Best Practices for Production Deployment
8. Docker Containerization
Deploy your scraper using Docker for scalability:
FROM node:16-alpine
# Install Chrome dependencies
RUN apk add --no-cache chromium
ENV PUPPETEER_SKIP_CHROMIUM_DOWNLOAD=true
ENV CHROMIUM_PATH=/usr/bin/chromium-browser
WORKDIR /app
COPY package*.json ./
RUN npm ci --only=production
COPY . .
CMD ["node", "scraper.js"]
9. Rate Limiting and Respectful Scraping
class RateLimiter {
constructor(requestsPerSecond = 1) {
this.interval = 1000 / requestsPerSecond;
this.lastRequest = 0;
}
async waitForNext() {
const now = Date.now();
const timeSinceLastRequest = now - this.lastRequest;
if (timeSinceLastRequest < this.interval) {
const waitTime = this.interval - timeSinceLastRequest;
await new Promise(resolve => setTimeout(resolve, waitTime));
}
this.lastRequest = Date.now();
}
}
Console Commands for Testing and Deployment
Here are essential commands for testing your large-scale scraping implementation:
# Install dependencies
npm install puppeteer cluster bull mysql2
# Run with cluster monitoring
node --max-old-space-size=4096 scraper.js
# Monitor memory usage
htop
# Test single worker performance
node --inspect scraper-worker.js
# Production deployment with PM2
pm2 start scraper.js -i max --name "web-scraper"
pm2 monit
Alternative Approaches with Modern Tools
Using Playwright for Better Performance
const { chromium } = require('playwright');
class PlaywrightScraper {
constructor() {
this.browser = null;
this.contexts = [];
}
async initialize(contextCount = 5) {
this.browser = await chromium.launch({ headless: true });
for (let i = 0; i < contextCount; i++) {
const context = await this.browser.newContext({
userAgent: 'Mozilla/5.0 (compatible; WebScraper/1.0)',
viewport: { width: 1920, height: 1080 }
});
this.contexts.push(context);
}
}
async scrapeParallel(urls) {
const chunks = this.chunkArray(urls, this.contexts.length);
const results = await Promise.all(
chunks.map(async (chunk, index) => {
const context = this.contexts[index];
const chunkResults = [];
for (const url of chunk) {
const page = await context.newPage();
try {
await page.goto(url, { waitUntil: 'domcontentloaded' });
const data = await page.evaluate(() => ({
title: document.title,
content: document.body.innerText.slice(0, 500)
}));
chunkResults.push(data);
} finally {
await page.close();
}
}
return chunkResults;
})
);
return results.flat();
}
chunkArray(array, size) {
const chunks = [];
for (let i = 0; i < array.length; i += size) {
chunks.push(array.slice(i, i + size));
}
return chunks;
}
async close() {
await Promise.all(this.contexts.map(context => context.close()));
await this.browser.close();
}
}
Conclusion
Efficiently scraping large amounts of data with JavaScript requires combining multiple optimization strategies: parallel processing with clustering, browser instance pooling, intelligent batching, proper memory management, and robust error handling.

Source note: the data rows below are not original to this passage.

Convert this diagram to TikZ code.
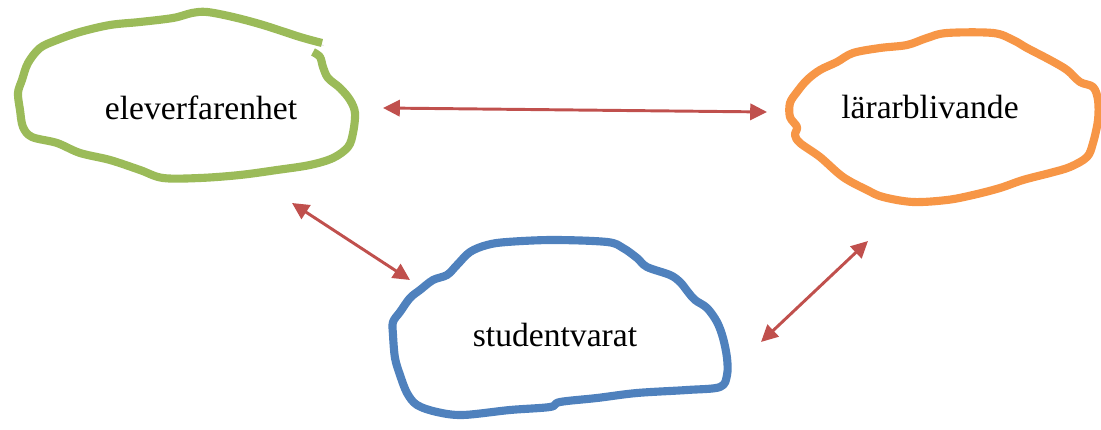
\documentclass[tikz,border=0pt]{standalone}
\usepackage{fontspec}
\setmainfont{Liberation Serif}
\usetikzlibrary{arrows.meta}
\definecolor{ofgreen}{HTML}{9BBB59}
\definecolor{oforange}{HTML}{F79646}
\definecolor{ofblue}{HTML}{4F81BD}
\definecolor{ofred}{HTML}{C0504D}
\tikzstyle{arrow}=[{Triangle[length=6pt,width=5.8pt]}-{Triangle[length=6pt,width=5.8pt]},
                   line width=1.05pt,draw=ofred]
\tikzstyle{blob}=[line width=2.9pt,line join=round,
                  preaction={draw=black!10,transform canvas={shift={(.6pt,-.9pt)}}}]
\tikzstyle{term}=[font=\fontsize{12}{14}\selectfont,inner sep=0pt]

\begin{document}
\begin{tikzpicture}[x=0.357pt,y=-0.357pt]
	\useasboundingbox (0,0) rectangle (1101,430);

	% the three blobs
	\draw[blob,ofgreen] plot[smooth,tension=.55] coordinates {(322,43) (300,37) (263,25)
		(233,17) (207,12) (192,13) (173,18) (140,22) (110,25) (80,32) (57,40) (40,48)
		(28,63) (22,80) (18,93) (20,110) (23,127) (32,137) (57,143) (80,153) (110,160)
		(140,170) (163,178) (200,178) (240,175) (277,170) (310,165) (333,158) (348,147)
		(353,133) (355,113) (350,100) (340,88) (328,78) (323,67) (320,57) (313,52)};
	\draw[blob,oforange] plot[smooth cycle,tension=.55] coordinates {(947,33) (993,33)
		(1013,40) (1027,48) (1050,60) (1067,70) (1080,82) (1093,87) (1098,100) (1098,120)
		(1093,143) (1087,157) (1070,167) (1050,173) (1023,180) (1000,188) (973,195)
		(947,200) (913,202) (883,197) (867,190) (843,177) (820,157) (800,143) (795,135)
		(797,127) (790,117) (790,103) (797,92) (807,80) (820,70) (837,62) (853,53)
		(880,48) (907,45) (927,38)};
	\draw[blob,ofblue] plot[smooth cycle,tension=.55] coordinates {(507,242) (553,240)
		(607,242) (623,248) (637,258) (647,267) (670,275) (680,282) (688,292) (695,300)
		(707,308) (717,322) (723,338) (727,358) (727,375) (720,387) (687,390) (637,393)
		(597,398) (560,402) (550,407) (510,410) (463,415) (437,412) (417,405) (407,393)
		(400,375) (395,358) (393,335) (393,322) (400,312) (410,298) (420,290) (433,280)
		(447,275) (457,265) (470,252) (487,245)};

	% texts
	\node[term] (elev)    at (201,108) {eleverfarenhet};
	\node[term] (larar)   at (930,107) {lärarblivande};
	\node[term] (student) at (555,335) {studentvarat};

	% arrow ends
	\coordinate (elev-r)    at (383,108);
	\coordinate (elev-b)    at (292,203);
	\coordinate (larar-l)   at (767,112);
	\coordinate (larar-b)   at (868,241);
	\coordinate (student-l) at (410,280);
	\coordinate (student-r) at (761,342);

	\draw[arrow] (elev-r) -- (larar-l);
	\draw[arrow] (elev-b) -- (student-l);
	\draw[arrow] (larar-b) -- (student-r);
\end{tikzpicture}
\end{document}
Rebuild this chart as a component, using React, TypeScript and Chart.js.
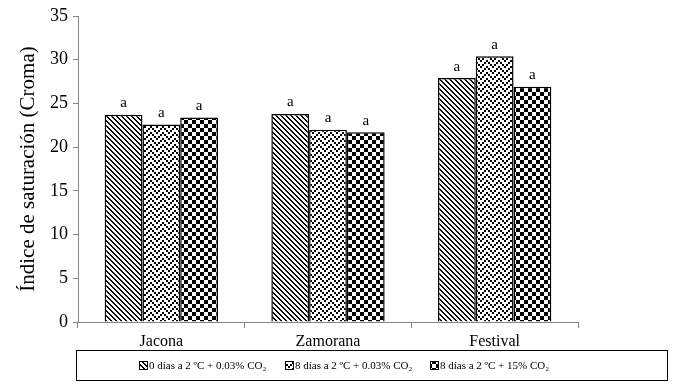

By implementing these techniques and monitoring performance metrics, you can build scalable scraping solutions capable of handling millions of pages while maintaining system stability and respecting target websites.
Remember to always implement proper rate limiting, handle errors gracefully, and monitor your system's performance to ensure optimal operation at scale. The combination of these techniques will enable you to scrape large datasets efficiently while maintaining code quality and system reliability.